## Dataset excerpt:
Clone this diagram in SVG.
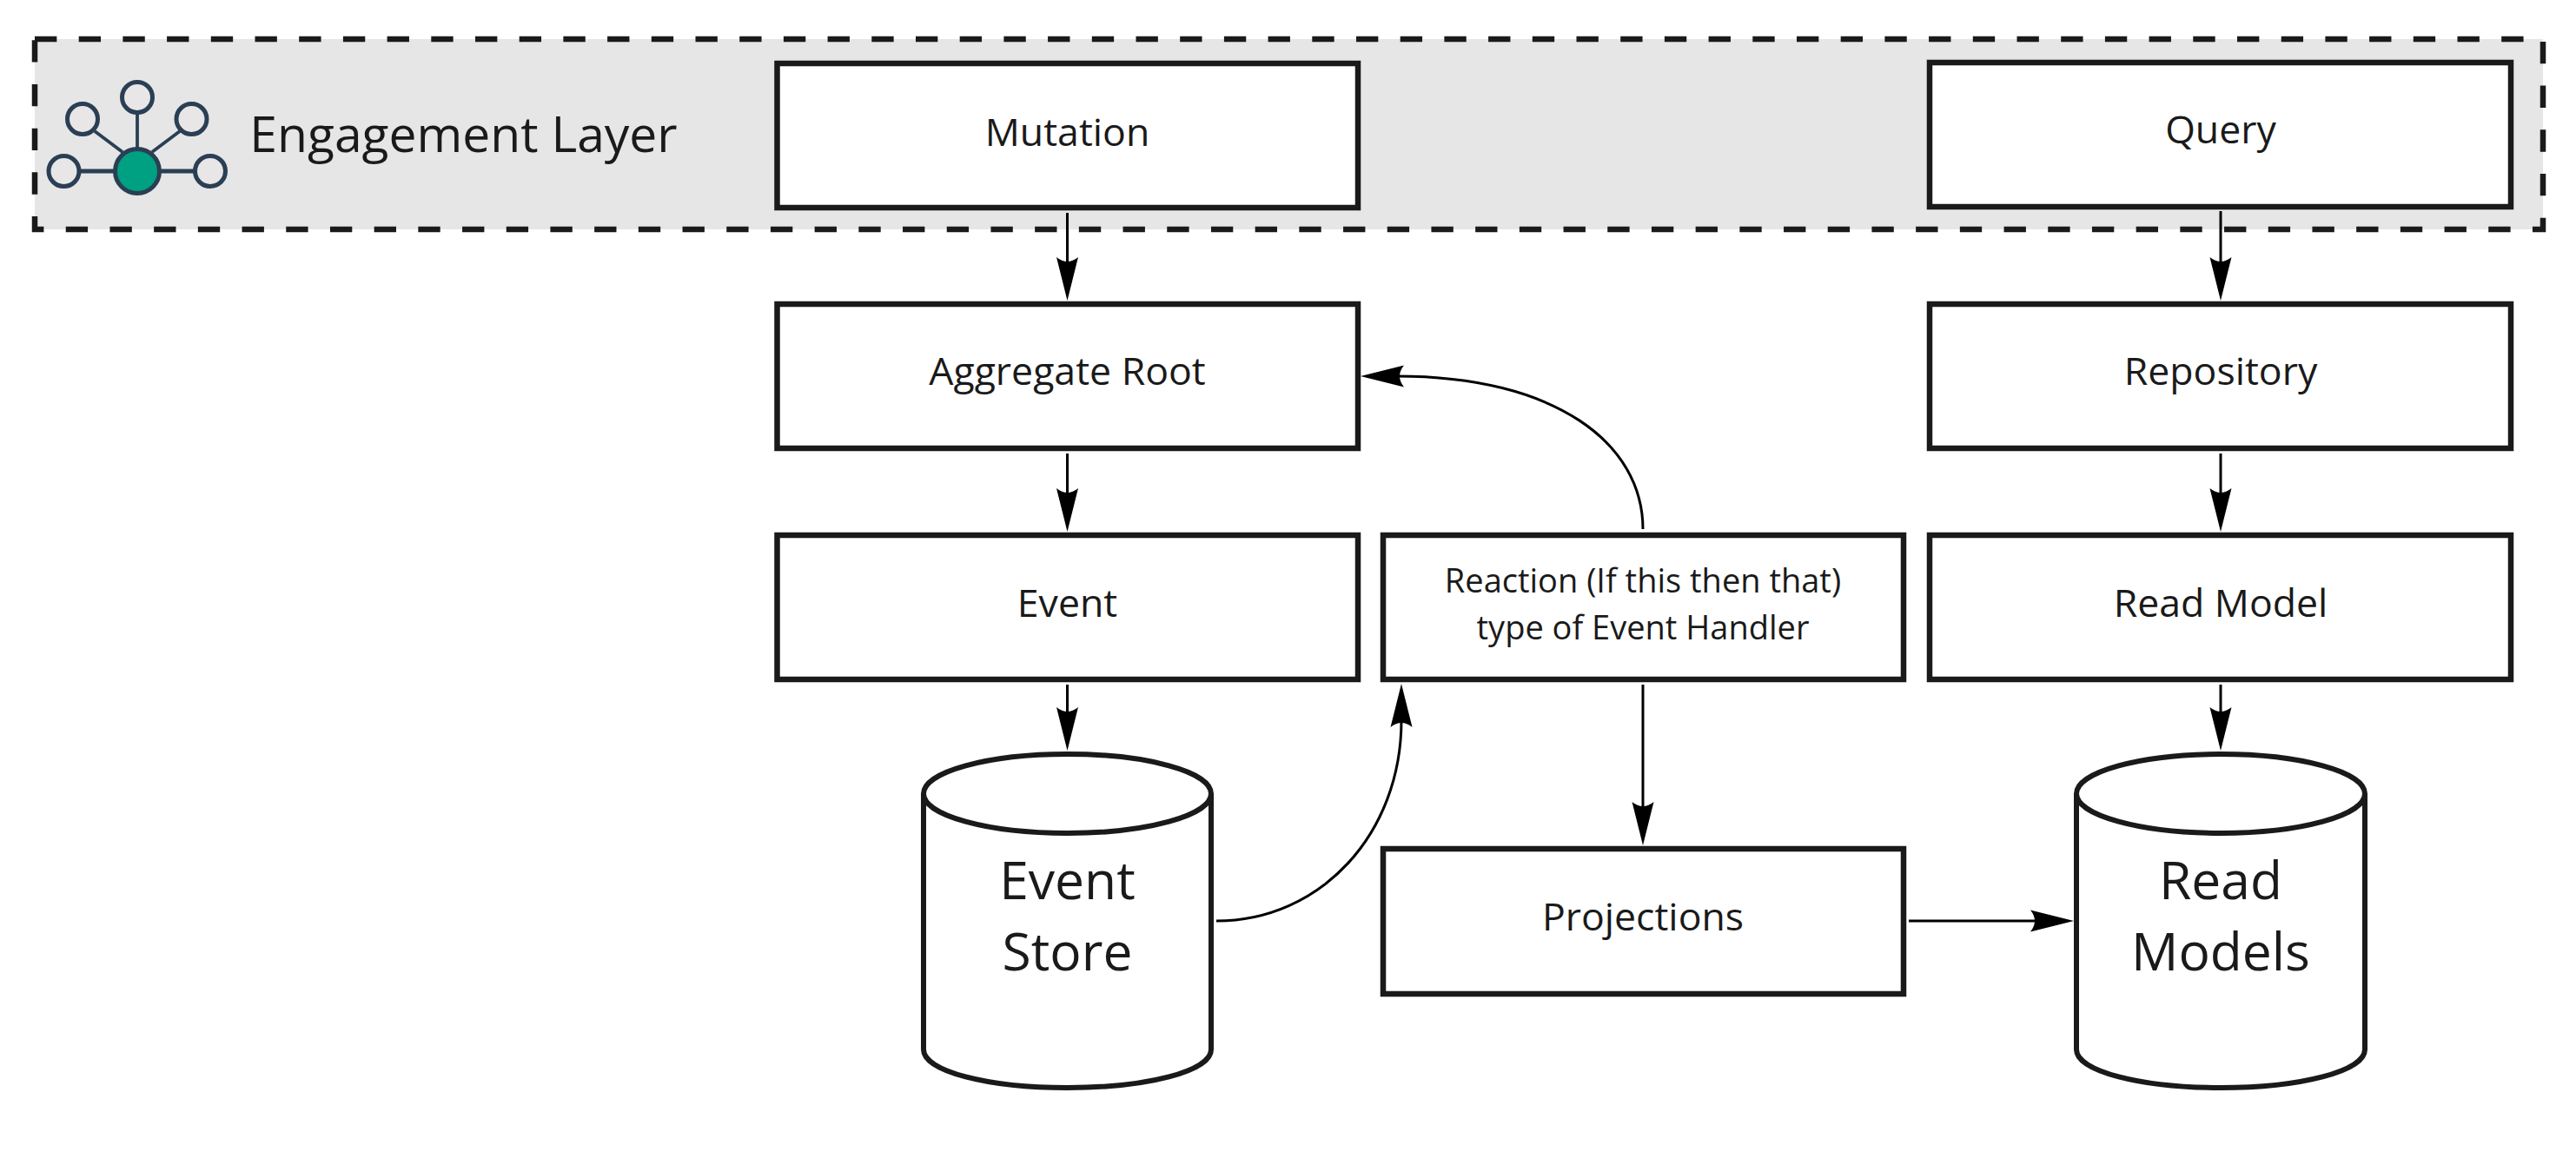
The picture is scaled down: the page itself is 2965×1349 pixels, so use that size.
<svg xmlns="http://www.w3.org/2000/svg" width="2965" height="1349" viewBox="0 0 2965 1349">
<style>
.box{fill:#fff;stroke:#1a1a1a;stroke-width:6.500}
.cyl{fill:#fff;stroke:#1a1a1a;stroke-width:6}
.t{font-family:"Open Sans","Noto Sans",sans-serif;fill:#1a1a1a;text-anchor:middle}
.m{font-size:44.600px}
.s{font-size:38px}
.l{font-size:60.500px}
.c{fill:none;stroke:#000;stroke-width:3;marker-end:url(#arr)}
.ic{stroke:#2a3f54;stroke-width:5;fill:#e8e6e6}
.thin{stroke:#2a3f54;stroke-width:3.800;fill:none}
</style>
<defs>
<marker id="arr" markerUnits="userSpaceOnUse" markerWidth="52" markerHeight="27" refX="8" refY="13" orient="auto">
<path d="M0 .5L50 13L0 25.5Q10 13 0 .5Z" fill="#000"/>
</marker>
</defs>
<rect width="2965" height="1349" fill="#fff"/>
<g id="engagement-layer">
<rect x="40" y="45" width="2887" height="219" fill="#e6e6e6" stroke="#1a1a1a" stroke-width="6.500" stroke-dasharray="25.350 25.350"/>
<g id="icon">
<path class="ic" d="M73 197H242"/>
<path class="thin" d="M158 197V112M109 151L141 175M207 151L175 175"/>
<circle class="ic" cx="73.500" cy="197" r="17.500"/>
<circle class="ic" cx="242" cy="197" r="17.500"/>
<circle class="ic" cx="158" cy="112" r="17.500"/>
<circle class="ic" cx="95" cy="137" r="17.500"/>
<circle class="ic" cx="220.500" cy="137" r="17.500"/>
<ellipse cx="158" cy="197" rx="25.500" ry="25.500" fill="#00a082" stroke="#2a3f54" stroke-width="5"/>
</g>
<text class="t" x="533.500" y="175" style="font-size:57px">Engagement Layer</text>
</g>
<g id="connectors">
<path class="c" d="M1228.500 245V304"/>
<path class="c" d="M2556 243V304"/>
<path class="c" d="M1228.500 522V570"/>
<path class="c" d="M2556 522V570"/>
<path class="c" d="M1228.500 788V822"/>
<path class="c" d="M2556 788V822"/>
<path class="c" d="M1891 788V931"/>
<path class="c" d="M2197 1060H2345"/>
<path class="c" d="M1400 1060C1520 1060 1613 960 1613 829"/>
<path class="c" d="M1891 609C1891 510 1790 433 1608 433"/>
</g>
<g id="mutation"><rect class="box" x="894.500" y="73" width="668.500" height="166"/><text class="t m" x="1228.500" y="168">Mutation</text></g>
<g id="query"><rect class="box" x="2221" y="72" width="669" height="166"/><text class="t m" x="2556" y="165">Query</text></g>
<g id="aggregate-root"><rect class="box" x="894.500" y="350" width="668.500" height="166"/><text class="t m" x="1228.500" y="443">Aggregate Root</text></g>
<g id="repository"><rect class="box" x="2221" y="350" width="669" height="166"/><text class="t m" x="2556" y="443">Repository</text></g>
<g id="event"><rect class="box" x="894.500" y="616" width="668.500" height="166"/><text class="t m" x="1228.500" y="710">Event</text></g>
<g id="read-model"><rect class="box" x="2221" y="616" width="669" height="166"/><text class="t m" x="2556" y="710">Read Model</text></g>
<g id="reaction"><rect class="box" x="1592" y="616" width="599" height="166"/><text class="t s" x="1891" y="682">Reaction (If this then that)</text><text class="t s" x="1891" y="736">type of Event Handler</text></g>
<g id="projections"><rect class="box" x="1592" y="977" width="599" height="167"/><text class="t m" x="1891" y="1071">Projections</text></g>
<g id="event-store">
<path class="cyl" d="M1063 913.500V1208C1063 1233 1137 1252 1228.500 1252S1394 1233 1394 1208V913.500"/>
<ellipse class="cyl" cx="1228.500" cy="913.500" rx="165.500" ry="45.500"/>
<text class="t l" x="1228.500" y="1035">Event</text><text class="t l" x="1228.500" y="1117">Store</text>
</g>
<g id="read-models">
<path class="cyl" d="M2390 913.500V1208C2390 1233 2464.500 1252 2556 1252S2722 1233 2722 1208V913.500"/>
<ellipse class="cyl" cx="2556" cy="913.500" rx="166" ry="45.500"/>
<text class="t l" x="2556" y="1035">Read</text><text class="t l" x="2556" y="1117">Models</text>
</g>
</svg>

## What to do:
Repeat the data exactly, excluding the pictures.

## Exercise answer:
Clone this diagram in SVG.
The picture is scaled down: the page itself is 2965×1349 pixels, so use that size.
<svg xmlns="http://www.w3.org/2000/svg" width="2965" height="1349" viewBox="0 0 2965 1349">
<style>
.box{fill:#fff;stroke:#1a1a1a;stroke-width:6.500}
.cyl{fill:#fff;stroke:#1a1a1a;stroke-width:6}
.t{font-family:"Open Sans","Noto Sans",sans-serif;fill:#1a1a1a;text-anchor:middle}
.m{font-size:44.600px}
.s{font-size:38px}
.l{font-size:60.500px}
.c{fill:none;stroke:#000;stroke-width:3;marker-end:url(#arr)}
.ic{stroke:#2a3f54;stroke-width:5;fill:#e8e6e6}
.thin{stroke:#2a3f54;stroke-width:3.800;fill:none}
</style>
<defs>
<marker id="arr" markerUnits="userSpaceOnUse" markerWidth="52" markerHeight="27" refX="8" refY="13" orient="auto">
<path d="M0 .5L50 13L0 25.5Q10 13 0 .5Z" fill="#000"/>
</marker>
</defs>
<rect width="2965" height="1349" fill="#fff"/>
<g id="engagement-layer">
<rect x="40" y="45" width="2887" height="219" fill="#e6e6e6" stroke="#1a1a1a" stroke-width="6.500" stroke-dasharray="25.350 25.350"/>
<g id="icon">
<path class="ic" d="M73 197H242"/>
<path class="thin" d="M158 197V112M109 151L141 175M207 151L175 175"/>
<circle class="ic" cx="73.500" cy="197" r="17.500"/>
<circle class="ic" cx="242" cy="197" r="17.500"/>
<circle class="ic" cx="158" cy="112" r="17.500"/>
<circle class="ic" cx="95" cy="137" r="17.500"/>
<circle class="ic" cx="220.500" cy="137" r="17.500"/>
<ellipse cx="158" cy="197" rx="25.500" ry="25.500" fill="#00a082" stroke="#2a3f54" stroke-width="5"/>
</g>
<text class="t" x="533.500" y="175" style="font-size:57px">Engagement Layer</text>
</g>
<g id="connectors">
<path class="c" d="M1228.500 245V304"/>
<path class="c" d="M2556 243V304"/>
<path class="c" d="M1228.500 522V570"/>
<path class="c" d="M2556 522V570"/>
<path class="c" d="M1228.500 788V822"/>
<path class="c" d="M2556 788V822"/>
<path class="c" d="M1891 788V931"/>
<path class="c" d="M2197 1060H2345"/>
<path class="c" d="M1400 1060C1520 1060 1613 960 1613 829"/>
<path class="c" d="M1891 609C1891 510 1790 433 1608 433"/>
</g>
<g id="mutation"><rect class="box" x="894.500" y="73" width="668.500" height="166"/><text class="t m" x="1228.500" y="168">Mutation</text></g>
<g id="query"><rect class="box" x="2221" y="72" width="669" height="166"/><text class="t m" x="2556" y="165">Query</text></g>
<g id="aggregate-root"><rect class="box" x="894.500" y="350" width="668.500" height="166"/><text class="t m" x="1228.500" y="443">Aggregate Root</text></g>
<g id="repository"><rect class="box" x="2221" y="350" width="669" height="166"/><text class="t m" x="2556" y="443">Repository</text></g>
<g id="event"><rect class="box" x="894.500" y="616" width="668.500" height="166"/><text class="t m" x="1228.500" y="710">Event</text></g>
<g id="read-model"><rect class="box" x="2221" y="616" width="669" height="166"/><text class="t m" x="2556" y="710">Read Model</text></g>
<g id="reaction"><rect class="box" x="1592" y="616" width="599" height="166"/><text class="t s" x="1891" y="682">Reaction (If this then that)</text><text class="t s" x="1891" y="736">type of Event Handler</text></g>
<g id="projections"><rect class="box" x="1592" y="977" width="599" height="167"/><text class="t m" x="1891" y="1071">Projections</text></g>
<g id="event-store">
<path class="cyl" d="M1063 913.500V1208C1063 1233 1137 1252 1228.500 1252S1394 1233 1394 1208V913.500"/>
<ellipse class="cyl" cx="1228.500" cy="913.500" rx="165.500" ry="45.500"/>
<text class="t l" x="1228.500" y="1035">Event</text><text class="t l" x="1228.500" y="1117">Store</text>
</g>
<g id="read-models">
<path class="cyl" d="M2390 913.500V1208C2390 1233 2464.500 1252 2556 1252S2722 1233 2722 1208V913.500"/>
<ellipse class="cyl" cx="2556" cy="913.500" rx="166" ry="45.500"/>
<text class="t l" x="2556" y="1035">Read</text><text class="t l" x="2556" y="1117">Models</text>
</g>
</svg>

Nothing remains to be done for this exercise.